**TASK DESCRIPTION:** Quote from the first line below through the line that contains "fig = go.Figure()", both included, and leave the pictures out.

**COLLECTED DATA:**

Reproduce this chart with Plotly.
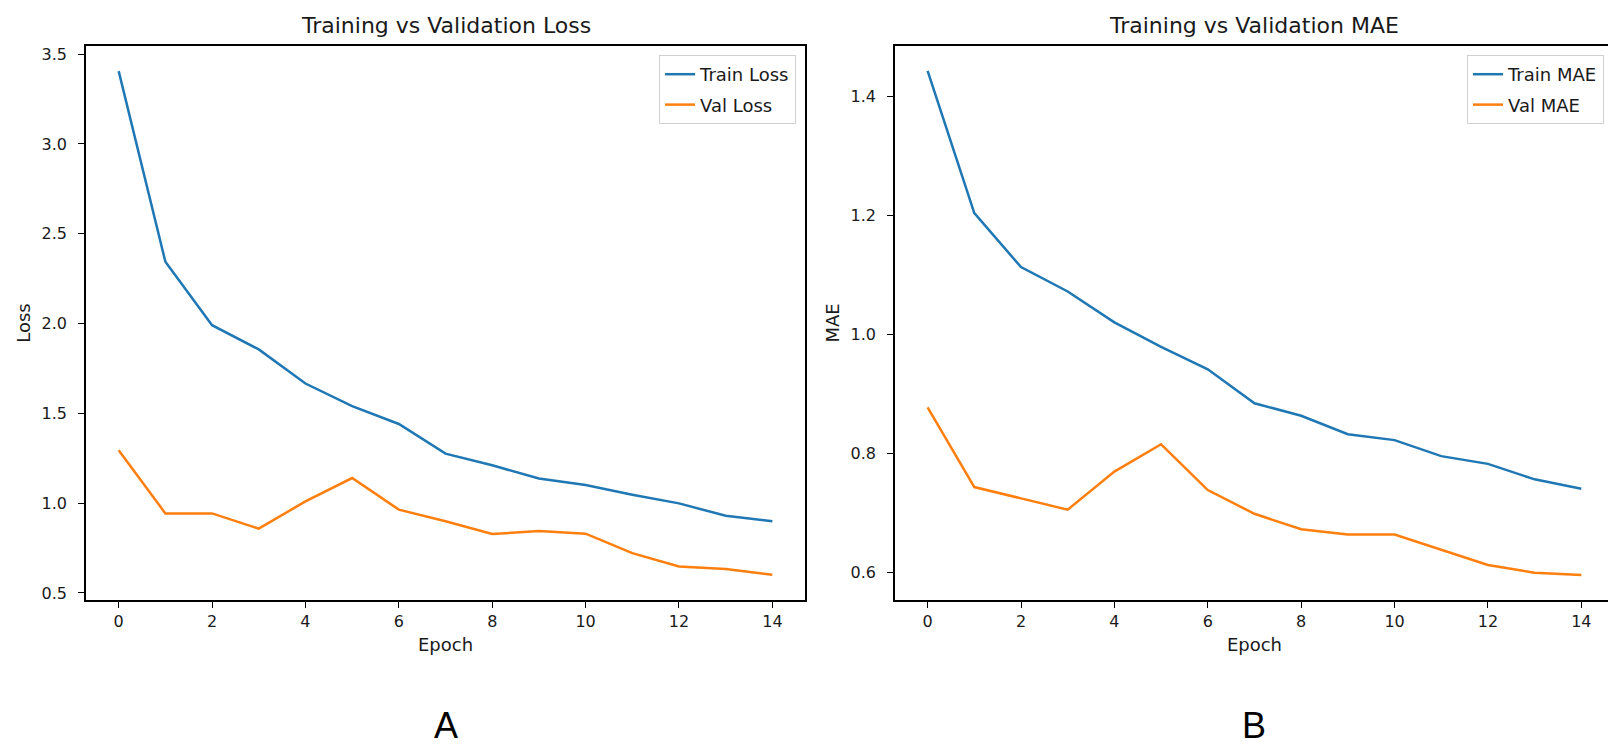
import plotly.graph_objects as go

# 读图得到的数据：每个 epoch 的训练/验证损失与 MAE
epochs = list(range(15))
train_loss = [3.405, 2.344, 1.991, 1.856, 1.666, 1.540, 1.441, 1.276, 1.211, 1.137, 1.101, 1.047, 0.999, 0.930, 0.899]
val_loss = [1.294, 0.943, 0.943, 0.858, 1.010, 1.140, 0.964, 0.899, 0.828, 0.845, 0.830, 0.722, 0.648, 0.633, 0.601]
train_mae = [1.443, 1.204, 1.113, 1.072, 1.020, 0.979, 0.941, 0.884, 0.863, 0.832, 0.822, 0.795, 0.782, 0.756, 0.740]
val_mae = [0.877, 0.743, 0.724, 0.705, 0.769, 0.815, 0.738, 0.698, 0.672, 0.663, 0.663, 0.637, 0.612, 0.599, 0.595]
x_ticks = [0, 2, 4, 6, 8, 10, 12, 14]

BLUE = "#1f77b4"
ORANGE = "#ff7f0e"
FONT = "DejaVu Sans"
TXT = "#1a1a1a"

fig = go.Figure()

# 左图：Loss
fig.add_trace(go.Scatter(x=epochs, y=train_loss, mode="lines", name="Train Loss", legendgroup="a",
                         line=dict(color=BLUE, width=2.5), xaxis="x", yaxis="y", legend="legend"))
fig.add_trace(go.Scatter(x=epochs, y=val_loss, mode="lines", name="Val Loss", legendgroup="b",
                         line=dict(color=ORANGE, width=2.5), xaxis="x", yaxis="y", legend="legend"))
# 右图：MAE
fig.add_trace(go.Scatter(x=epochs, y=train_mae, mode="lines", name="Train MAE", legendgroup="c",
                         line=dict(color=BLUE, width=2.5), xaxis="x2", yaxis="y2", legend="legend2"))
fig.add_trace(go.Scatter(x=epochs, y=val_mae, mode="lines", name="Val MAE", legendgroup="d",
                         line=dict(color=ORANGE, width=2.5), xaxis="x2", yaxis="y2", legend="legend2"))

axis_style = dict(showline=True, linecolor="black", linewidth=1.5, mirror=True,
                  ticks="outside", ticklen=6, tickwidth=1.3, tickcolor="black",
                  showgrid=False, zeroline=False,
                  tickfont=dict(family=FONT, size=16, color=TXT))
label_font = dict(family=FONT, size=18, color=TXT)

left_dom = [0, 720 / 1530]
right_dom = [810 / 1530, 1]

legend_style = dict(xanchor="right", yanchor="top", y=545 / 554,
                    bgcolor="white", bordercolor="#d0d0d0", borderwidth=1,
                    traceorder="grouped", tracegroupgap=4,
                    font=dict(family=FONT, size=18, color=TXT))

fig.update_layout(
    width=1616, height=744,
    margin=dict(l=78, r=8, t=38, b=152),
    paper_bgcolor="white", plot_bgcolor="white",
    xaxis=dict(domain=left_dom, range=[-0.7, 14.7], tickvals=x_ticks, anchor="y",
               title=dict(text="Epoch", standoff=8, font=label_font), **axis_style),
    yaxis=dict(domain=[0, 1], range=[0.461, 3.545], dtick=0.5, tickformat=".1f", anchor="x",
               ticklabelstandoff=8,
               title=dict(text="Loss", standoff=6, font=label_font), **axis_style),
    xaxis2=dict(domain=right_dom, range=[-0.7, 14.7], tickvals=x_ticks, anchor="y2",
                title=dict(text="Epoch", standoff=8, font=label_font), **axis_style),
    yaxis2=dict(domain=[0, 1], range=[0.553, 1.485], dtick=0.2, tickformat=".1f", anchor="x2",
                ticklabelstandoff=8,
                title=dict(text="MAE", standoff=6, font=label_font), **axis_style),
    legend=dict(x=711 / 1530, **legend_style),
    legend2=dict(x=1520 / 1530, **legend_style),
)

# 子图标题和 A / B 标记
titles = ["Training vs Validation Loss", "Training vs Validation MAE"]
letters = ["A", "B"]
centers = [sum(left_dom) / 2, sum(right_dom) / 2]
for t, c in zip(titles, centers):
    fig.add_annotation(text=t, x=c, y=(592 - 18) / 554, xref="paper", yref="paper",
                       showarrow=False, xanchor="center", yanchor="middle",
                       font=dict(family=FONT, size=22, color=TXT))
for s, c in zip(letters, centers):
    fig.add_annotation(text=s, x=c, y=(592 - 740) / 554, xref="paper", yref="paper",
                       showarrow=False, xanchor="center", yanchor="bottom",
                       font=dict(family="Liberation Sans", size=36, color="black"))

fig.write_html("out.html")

**RESULT:**
Reproduce this chart with Plotly.
import plotly.graph_objects as go

# 读图得到的数据：每个 epoch 的训练/验证损失与 MAE
epochs = list(range(15))
train_loss = [3.405, 2.344, 1.991, 1.856, 1.666, 1.540, 1.441, 1.276, 1.211, 1.137, 1.101, 1.047, 0.999, 0.930, 0.899]
val_loss = [1.294, 0.943, 0.943, 0.858, 1.010, 1.140, 0.964, 0.899, 0.828, 0.845, 0.830, 0.722, 0.648, 0.633, 0.601]
train_mae = [1.443, 1.204, 1.113, 1.072, 1.020, 0.979, 0.941, 0.884, 0.863, 0.832, 0.822, 0.795, 0.782, 0.756, 0.740]
val_mae = [0.877, 0.743, 0.724, 0.705, 0.769, 0.815, 0.738, 0.698, 0.672, 0.663, 0.663, 0.637, 0.612, 0.599, 0.595]
x_ticks = [0, 2, 4, 6, 8, 10, 12, 14]

BLUE = "#1f77b4"
ORANGE = "#ff7f0e"
FONT = "DejaVu Sans"
TXT = "#1a1a1a"

fig = go.Figure()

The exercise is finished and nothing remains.